In other words, he fired his friend but instead of shunning him, he tried to engage in dialog about why what he did was f'd up. In addition, he showed his strong support for Amber in public.
This is NOT a problem that will get fixed by shunning a few bad actors. Literally every woman I know has been a victim of sexual violence at some point or time in her life.
Just do a basic Google search, the scope of the problem goes beyond music, it is endemic in our society.
This will likely never be a problem that will be solved. But it is a problem that we should all commit to trying to improve (daily, weekly, monthly).
The bad actions number in the billions and the bad actors are virtually all of MAN kind.
That is not to say every man commits sexual violence, but it is to say that shunning a few people hardly fixes anything.
We need to stop seeing women first, second, and sometimes only as sexual objects before we see them as people.
We need to engage in dialog about our behaviors and our cultural practices.
We need to investigate our own relationships to male privilege, to the structures of sexism we do engage in and the benefits we accrue from those structures.
And we need to have discussions about the larger culture of violence, discussions like the one Killer Mike is engaging in with anyone we know.
Women are 100% right, silence is not the answer.
3. Stop escaping from moral Australia's
Sexism and sexual violence is not a problem that will be solved by shipping a few "predators" to the penal colony.
I am not saying perpetrators should not face prison.
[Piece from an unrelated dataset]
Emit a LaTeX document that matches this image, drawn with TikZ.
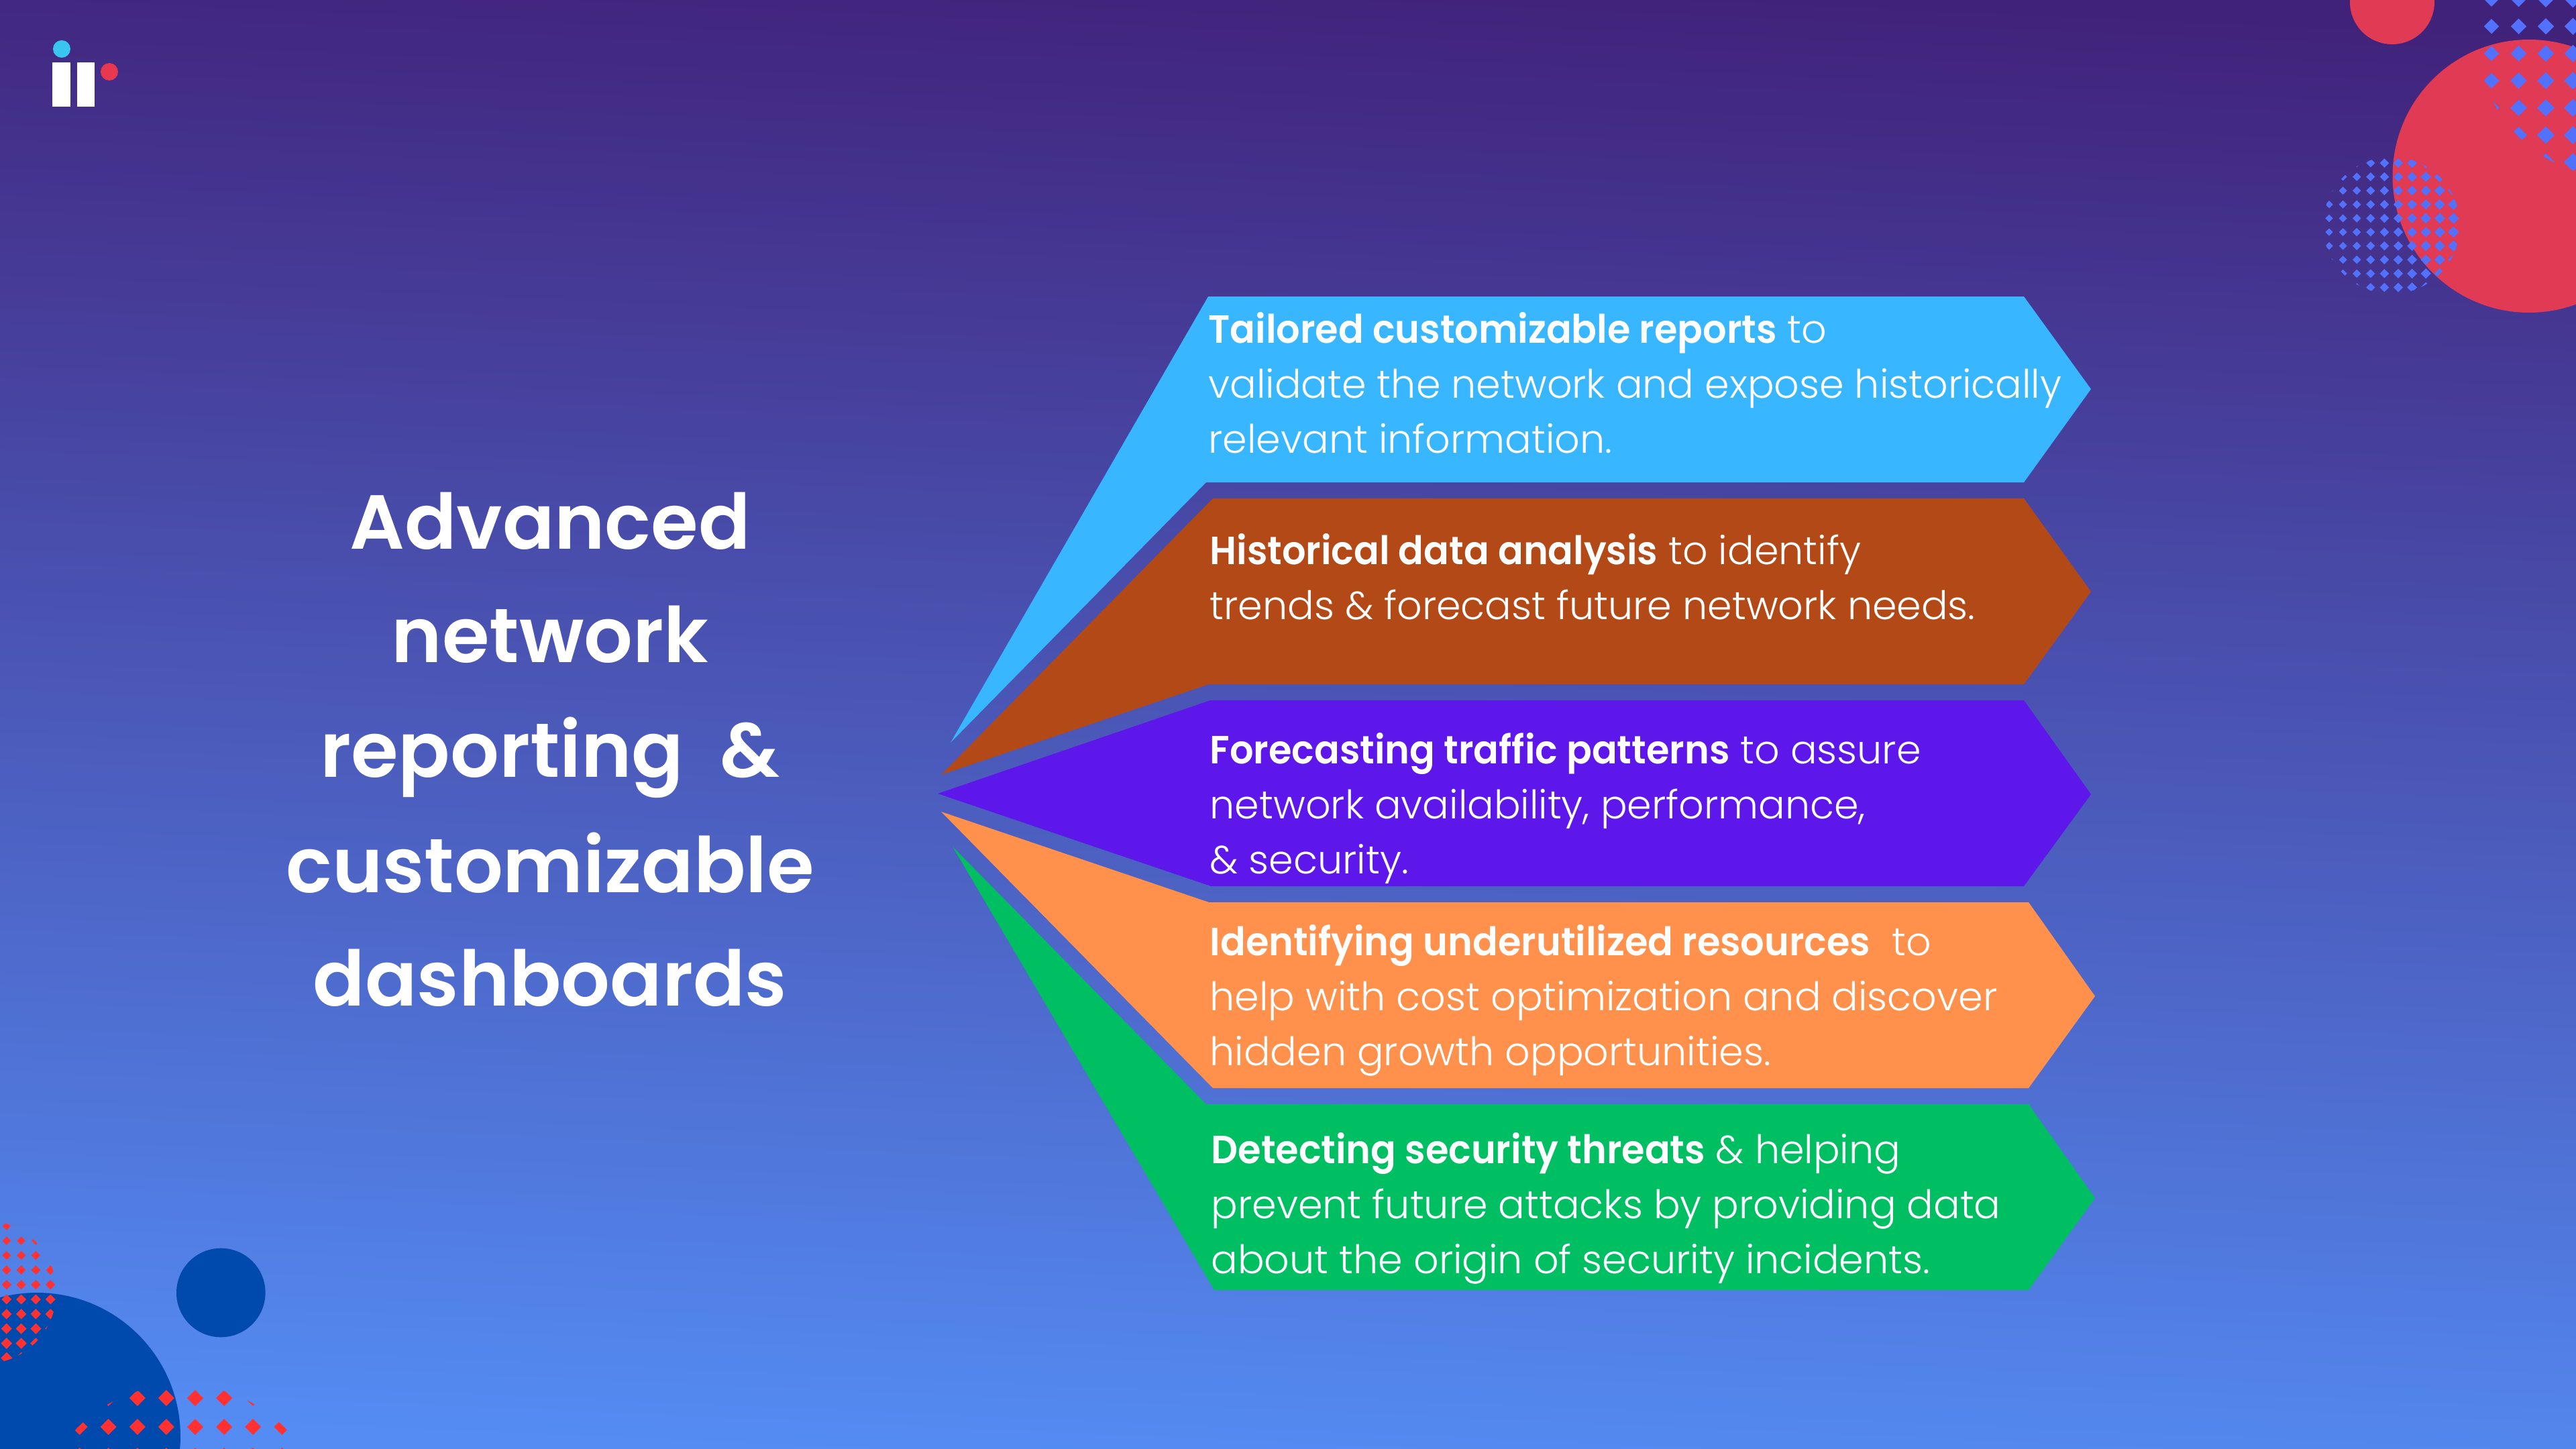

I am saying we should not pretend shipping perpetrators to prison fixes the problem (it fixes one aspect of the problem).
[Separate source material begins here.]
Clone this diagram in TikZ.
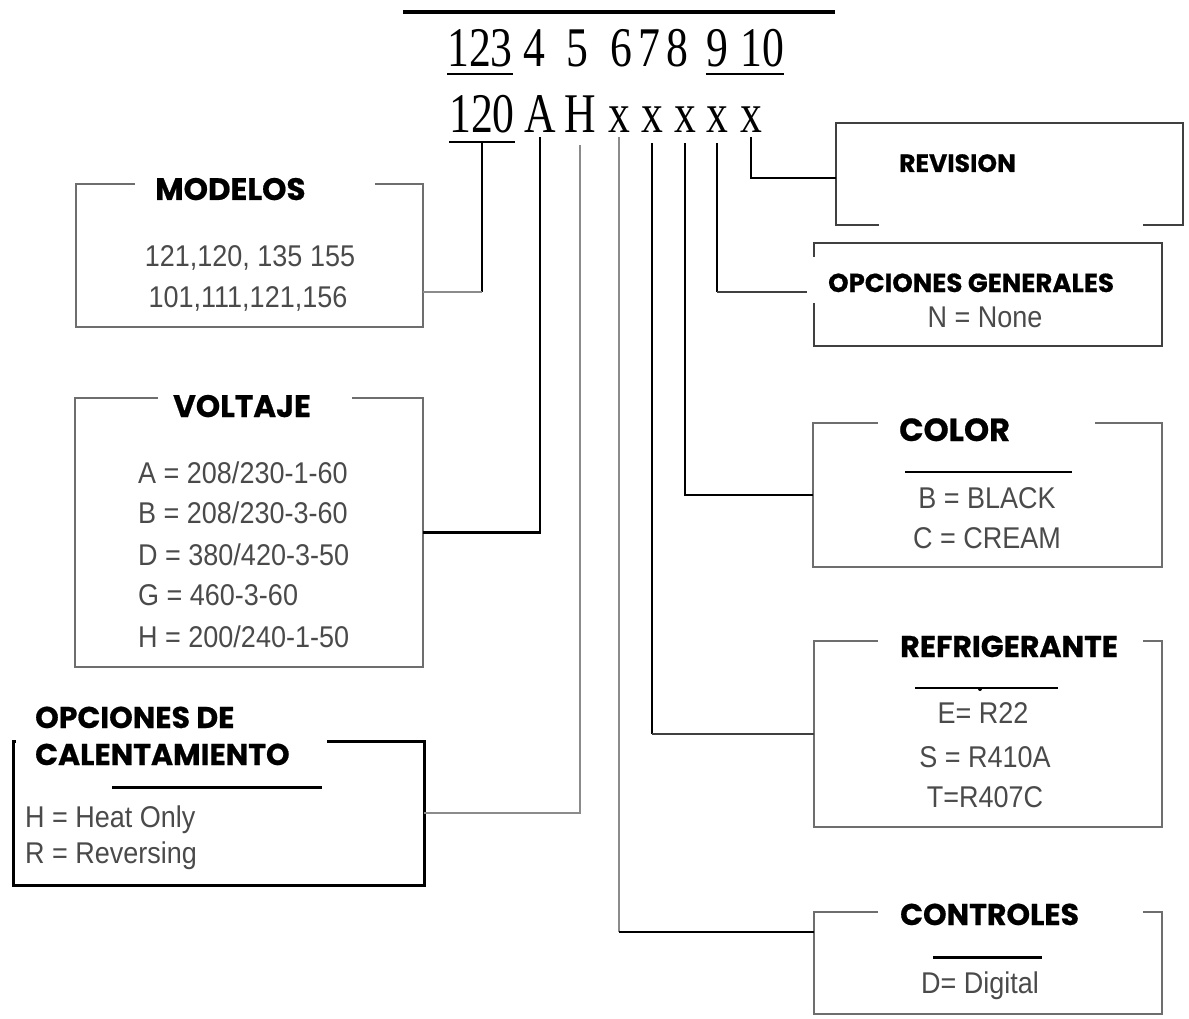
\documentclass[tikz,border=0pt]{standalone}
\usepackage{fontspec}
\newfontfamily\codefont[FakeStretch=0.78]{Liberation Serif}
\newfontfamily\valfont[FakeStretch=0.9]{Liberation Sans}
\newfontfamily\titfont[FakeBold=0.6]{Poppins}
\definecolor{boxgray}{HTML}{6E6E6E}
\definecolor{valgray}{HTML}{4A4A4A}
\definecolor{medgray}{HTML}{404040}
\tikzset{
  boxn/.style={draw=none, inner sep=0pt, outer sep=0pt, anchor=north west},
  boxline/.style={draw=boxgray, line width=1.5pt},
  heavybox/.style={draw=black, line width=3pt},
  ttl/.style={font=\titfont\bfseries\fontsize{#1}{#1}\selectfont, inner sep=0pt, anchor=base west},
  val/.style={font=\valfont\fontsize{30}{36}\selectfont, text=valgray, inner sep=0pt, anchor=base},
  valw/.style={val, anchor=base west},
  code/.style={font=\codefont\fontsize{56}{60}\selectfont, inner sep=0pt, anchor=base},
  thk/.style={draw=black, line width=2.5pt},
  thn/.style={draw=boxgray!80, line width=1.5pt},
  med/.style={draw=medgray, line width=2pt},
}
\begin{document}
\begin{tikzpicture}[x=1pt,y=-1pt]
\useasboundingbox (0,0) rectangle (1189,1019);

% top rule
\coordinate (tl) at (403,12);
\coordinate (tr) at (835,12);
\draw[draw=black, line width=4pt] (tl) -- (tr);

% row 1: positions
\node[code] (c123) at (480,67) {123};
\node[code] (c4) at (534,67) {4};
\node[code] (c5) at (577,67) {5};
\node[code] (c6) at (621,67) {6};
\node[code] (c7) at (649,67) {7};
\node[code] (c8) at (677,67) {8};
\node[code] (c9) at (717,67) {9};
\node[code] (c10) at (762,67) {10};
\draw[thk] ([yshift=-7pt]c123.base west) -- ([yshift=-7pt]c123.base east);
\draw[thk] ([yshift=-7pt]c9.base west) -- ([yshift=-7pt]c10.base east);

% row 2: code
\node[code] (c120) at (482,133) {120};
\node[code] (cA) at (540,133) {A};
\node[code] (cH) at (580,133) {H};
\node[code] (cx1) at (619,133) {x};
\node[code] (cx2) at (652,133) {x};
\node[code] (cx3) at (685,133) {x};
\node[code] (cx4) at (717,133) {x};
\node[code] (cx5) at (751,133) {x};
\draw[thk] ([yshift=-9pt]c120.base west) -- ([yshift=-9pt]c120.base east);

% ---------- boxes ----------
% MODELOS
\node[boxn, minimum width=347pt, minimum height=143pt] (modelos) at (76,184) {};
\draw[boxline] ([xshift=59pt]modelos.north west) -- (modelos.north west) -- (modelos.south west) -- (modelos.south east) -- (modelos.north east) -- ([xshift=-48pt]modelos.north east);
\node[ttl=31] (tmod) at (155,200) {MODELOS};
\node[val] (vm1) at (250,266) {121,120, 135 155};
\node[val] (vm2) at (248,307) {101,111,121,156};

% VOLTAJE
\node[boxn, minimum width=348pt, minimum height=269pt] (volt) at (75,398) {};
\draw[boxline] ([xshift=83pt]volt.north west) -- (volt.north west) -- (volt.south west) -- (volt.south east) -- (volt.north east) -- ([xshift=-71pt]volt.north east);
\node[ttl=31] (tvolt) at (173,417) {VOLTAJE};
\node[valw] (vv1) at (138,483) {A = 208/230-1-60};
\node[valw] (vv2) at (138,523) {B = 208/230-3-60};
\node[valw] (vv3) at (138,565) {D = 380/420-3-50};
\node[valw] (vv4) at (138,605) {G = 460-3-60};
\node[valw] (vv5) at (138,647) {H = 200/240-1-50};

% CALENTAMIENTO
\node[boxn, minimum width=411pt, minimum height=144pt] (calent) at (13,741) {};
\draw[heavybox] ([xshift=3pt]calent.north west) -- (calent.north west) -- (calent.south west) -- (calent.south east) -- (calent.north east) -- ([xshift=-97pt]calent.north east);
\node[ttl=30] (tcal1) at (35,728) {OPCIONES DE};
\node[ttl=30] (tcal2) at (35,765) {CALENTAMIENTO};
\coordinate (cu1) at (112,787);
\coordinate (cu2) at (322,787);
\draw[draw=black, line width=3pt] (cu1) -- (cu2);
\node[valw] (vc1) at (25,827) {H = Heat Only};
\node[valw] (vc2) at (25,863) {R = Reversing};

% REVISION
\node[boxn, minimum width=347pt, minimum height=102pt] (rev) at (836,123) {};
\draw[boxline, draw=medgray] ([xshift=43pt]rev.south west) -- (rev.south west) -- (rev.north west) -- (rev.north east) -- (rev.south east) -- ([xshift=-40pt]rev.south east);
\node[ttl=25] (trev) at (899,172) {REVISION};

% OPCIONES GENERALES
\node[boxn, minimum width=348pt, minimum height=103pt] (opg) at (814,243) {};
\draw[boxline, draw=medgray] (opg.north west) rectangle (opg.south east);
\node[ttl=26, fill=white, inner xsep=21pt, text height=35pt, text depth=11pt] (topg) at (807,292) {OPCIONES GENERALES};
\node[val] (vo1) at (985,327) {N = None};

% COLOR
\node[boxn, minimum width=349pt, minimum height=144pt] (color) at (813,423) {};
\draw[boxline] ([xshift=65pt]color.north west) -- (color.north west) -- (color.south west) -- (color.south east) -- (color.north east) -- ([xshift=-67pt]color.north east);
\node[ttl=32] (tcol) at (899,441) {COLOR};
\coordinate (lc1) at (905,472);
\coordinate (lc2) at (1072,472);
\draw[draw=black, line width=1.5pt] (lc1) -- (lc2);
\node[val] (vcol1) at (987,508) {B = BLACK};
\node[val] (vcol2) at (987,548) {C = CREAM};

% REFRIGERANTE
\node[boxn, minimum width=348pt, minimum height=186pt] (refrig) at (814,641) {};
\draw[boxline] ([xshift=64pt]refrig.north west) -- (refrig.north west) -- (refrig.south west) -- (refrig.south east) -- (refrig.north east) -- ([xshift=-19pt]refrig.north east);
\node[ttl=30] (tref) at (900,657) {REFRIGERANTE};
\coordinate (lr1) at (915,688);
\coordinate (lr2) at (1058,688);
\draw[draw=black, line width=1.5pt] (lr1) -- (lr2);
\fill[black] (980,689) circle (2pt);
\node[val] (vr1) at (983,723) {E= R22};
\node[val] (vr2) at (985,767) {S = R410A};
\node[val] (vr3) at (985,807) {T=R407C};

% CONTROLES
\node[boxn, minimum width=348pt, minimum height=102pt] (ctrl) at (814,912) {};
\draw[boxline] ([xshift=64pt]ctrl.north west) -- (ctrl.north west) -- (ctrl.south west) -- (ctrl.south east) -- (ctrl.north east) -- ([xshift=-19pt]ctrl.north east);
\node[ttl=30] (tctrl) at (900,925) {CONTROLES};
\coordinate (lt1) at (933,957);
\coordinate (lt2) at (1042,957);
\draw[draw=black, line width=3pt] (lt1) -- (lt2);
\node[val] (vt1) at (980,993) {D= Digital};

% ---------- connectors ----------
\coordinate (k120) at (482,292);
\draw[thk] ([yshift=-9pt]c120.base) -- (k120);
\draw[thn] (k120) -- (k120 -| modelos.east);

\draw[thk] ([yshift=-4pt]cA.base) |- (volt.east);

\draw[thn] ([yshift=-12pt]cH.base) |- (calent.east);

\coordinate (k1) at (cx1.base |- 0,932);
\draw[thn] ([yshift=-4pt]cx1.base) -- (k1);
\draw[thk] (k1) -- (k1 -| ctrl.west);

\coordinate (k2) at (cx2.base |- refrig.west);
\draw[thk] ([yshift=-10pt]cx2.base) -- (k2);
\draw[med] (k2) -- (refrig.west);

\draw[thk] ([yshift=-10pt]cx3.base) |- (color.west);

\coordinate (k4) at (cx4.base |- topg.base west);
\draw[thk] ([yshift=-10pt]cx4.base) -- (k4);
\draw[med] (k4) -- (topg.base west);

\draw[thk] ([yshift=-4pt]cx5.base) |- ([yshift=-4pt]rev.west);
\end{tikzpicture}
\end{document}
When sexual violence has happened, the perpetrators should absolutely pay the price (I did). My point is not that we should not punish people for crimes.
My point is that psychologically, once we vote someone off the island we kind of pretend that the problem is solved.
Australia is us.
The problem is massive. If you read my article I linked above, it is chock full of statistics describing the massive nature of the problem.
Again, we want so badly to find easy fixes and to reduce the dissonance surrounding our lives that we will almost always ignore problems once we have found a perpetrator who has been brought to justice.
Sexism is a massive structural problem, the way we learn and perform maleness generates new abuse and abusers every day.
We have to investigate not only the individuals perpetrating violence but also interrogate the structures that make it so easy for millions of such crimes to happen every year.
Start within our music communities, what can we look at.
Even simple things like what Maggie Vail shared during the discussion about Amber Coffman:
my least favorite thing when I toured was "can I have a hug" from a strange man. and it happened constantly. men, don't do that.
— Maggie Vail (@magicbeans) January 23, 2016
I myself try to listen and learn.
I used to think I knew everything and that my vision of myself and others was objective.
I am sure I screwed this up in some substantial ways.
I am really hopeful that at least some people who read this will join me in trying to think about how we engage in this system and in these kind of practices.
Also, we have to stop creating moral distance between ourselves and the sexism and sexist behaviors all around us just because someone like this publicist is dealt with.
It is a criminal problem, but it is more than a criminal problem. We need to have a "both and" strategy that involves us reflecting on our own place in the system of "Manism Gone Wild."